The detachment from the material reality of sex inevitably finds its corresponding equivalent in a detachment from political reality.
Facts become irrelevant, only feelings matter, just never the feelings of anyone else, especially women.
It is precisely because woke cancel culture has (rightly in all too many cases) become so widely despised, as the epitome of an obnoxious, holier-than-thou elitism that it threatens to open the door to the right.

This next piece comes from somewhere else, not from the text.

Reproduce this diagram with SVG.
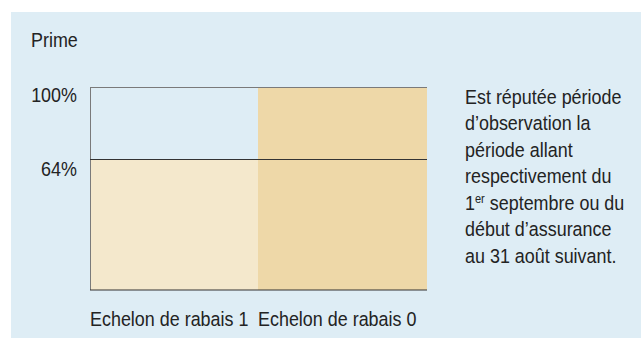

Some of us have been warning of this danger for a number of years.
The loss of Labour’s heartland working-class support in the recent general election and the even bigger disaster that Jo Swinson brought on herself should have made it clear that dismissing working-class Leave voters as idiots, gammon and racists and dismissing working-class women concerned about the rights of their sex as idiots and transphobes is not a winning electoral strategy.
The left can only defeat the right with the working class at its heart, with a sober grip on material reality and a unity built on solidarity in action, on a principled fight against all oppression (including trans oppression and women’s oppression) and on patient engagement and respectful treatment of fellow working people with whom we often have big, even painful disagreements.
Before we can defeat Johnson and his bigoted government, we must turn away from middle-class cancel culture to a collectivist model of patient, respectful agitation and to a frank debating of differences — above all to action in defence of our services, communities and workplaces against the government.
The Labour Party should be turning towards the working class, not turning its back on the working class after looking down its nose at us or after treating working-class women as objects to be redefined by others, not subjects in their own story.
If we want to cancel Johnson’s government it’s time to cancel “cancel culture” itself. We need an engagement culture, a collectivist culture, a working-class culture. Oppose all bigotry but choose socialism not wokeism to do it.